In today’s world, there are plenty of spaces that need to be kept sanitary and clean 24 hours a day. Whether it’s a simple toilet lid or hospital exam table, these areas requires a variety of cleaning solutions and coatings in order to ensure they are hygienic and safe to use.
Oliver Sonntag from Nano-Care Deutschland AG has recently introduced a new and very aggressive form of coating that literally impales bacteria when they come into contact with a surface, rendering them harmless.
Oliver answered some questions about his product, Liquid Guard.
Your company has developed an antimicrobial coating that utilises advanced nanotechnology. How does it work?
Contrary to silver ion based biocides that work to disrupt the microbial metabolism, our product (Liquid Guard) is a physical barrier. The liquid has allowed us to engineer a structure of sharp, spike like molecules that quite literally rupture the cell walls of incoming microorganisms, causing them to burst and become harmless.
This physical effect is advantageous for several reasons, namely that it allows for a permanent antimicrobial barrier that lasts a long time. The microbial metabolism is not interfered with and this means we avoid causing mutations that would otherwise occur after repeated exposure to the same biochemical reaction.
How often does the protection need to be reapplied?
This mainly depends on how often the treated surface area is being utilised. Toilet lids and doorknobs that are used daily should have the solution reapplied after around a year. Surfaces that are less often utilised won’t be exposed to as much abrasion, meaning the solution can be reapplied less often.
What places can the coating be used?
It can be used anywhere, although there are still some regulatory concerns surrounding the medical field. Before it could be applied to medical devices, it would need to be itself approved as a medical device. Our company is currently engaged in the process of getting this approval so that the solution can be applied directly onto products as they are manufactured.
We currently maintain registration as a biocidal product, making the solution acceptable for use in hospital environments or on surfaces that patients come into direct contact with. We are keeping this recommendation for hospital use in 2019 and we are this month beginning talks with the Robert Koch Institute.
What certifications does Liquid Guard currently have?
Currently Liquid Guard is certified to be used and marketed as a biocidal solution in Germany. We are also eager to register the product in the majority of other EU countries. An institute has also rated our product as “excellent” as part of a skin patch test.
The test involved 30 students who wore plastic sheets on their backs that were coated with Liquid Guard for 72 hours. Independent testing used an accelerated aging protocol on the coating in order to establish the integrity and longevity of the solution.

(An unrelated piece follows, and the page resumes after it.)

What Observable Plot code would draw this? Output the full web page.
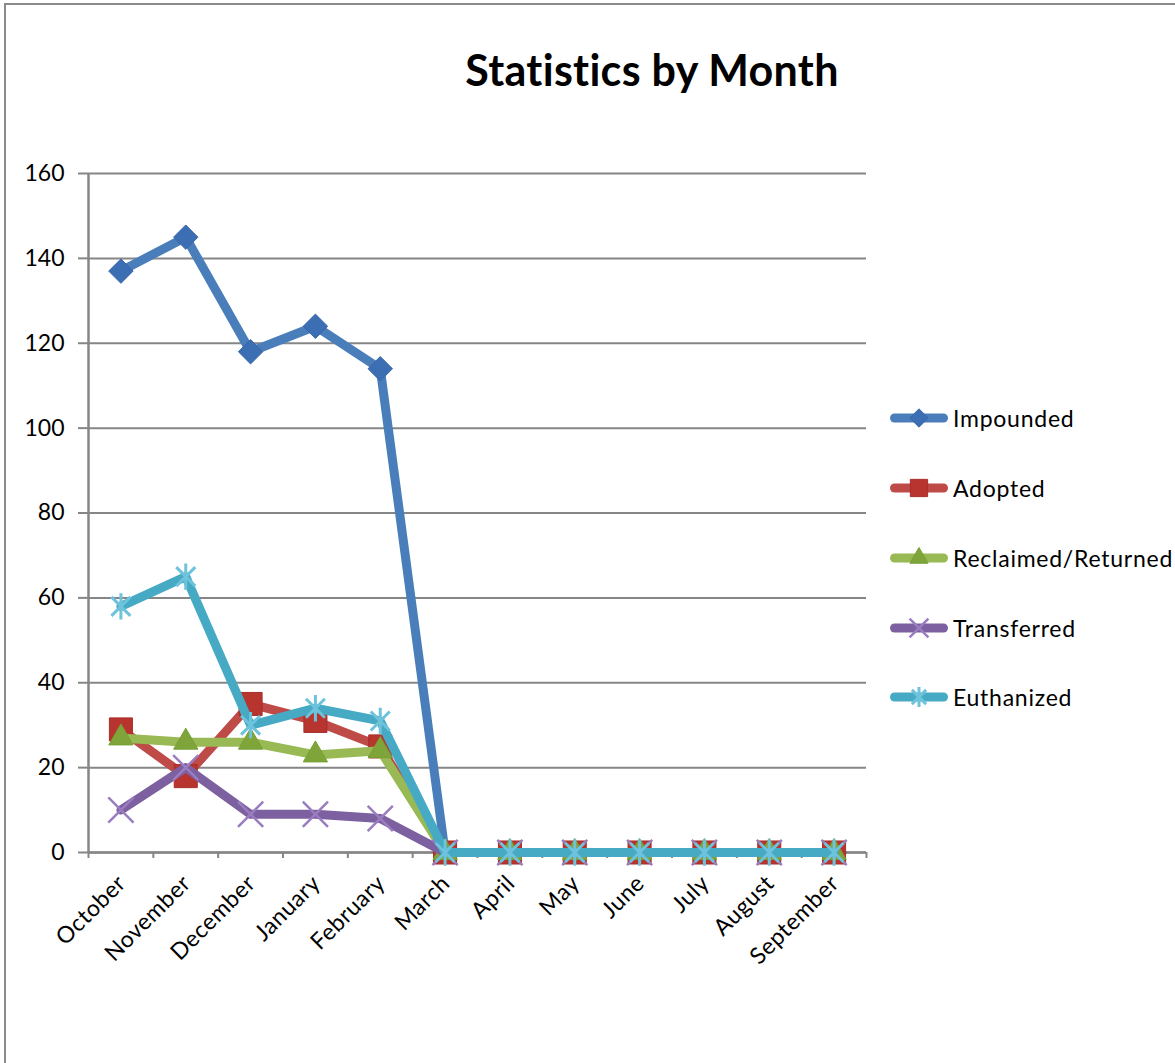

Results showed a 99.99 percent reduction in germs after a simulated aging time of one year. We are proud to announce that Liquid Guard was nominated for the German Innovation Award for 2019.
Does the coating need to be applied by an expert or can anyone do it?
Anyone can apply Liquid Guard. You are able to order the product either as a wet wipe or a liquid. All the wipes are wrapped individually, allowing users to apply the coating directly after removal. Wiping on the coating is very simple and the surface can be used after 6 hours.
Are there any pathogens that have proven resistant to Liquid Guard?
So far we have not detected any resistant pathogens. We have tested both gram-positive and gram-negative microorganisms with 99.99 of them rendered harmless. According to the Japanese standard JIS Z 2801: 2012, this qualifies as “total kill”. This test is very difficult to pass with a high amount of germs being applied to the testing surface. This has allowed us to prove our product against a large number of CFU’s (colony forming units).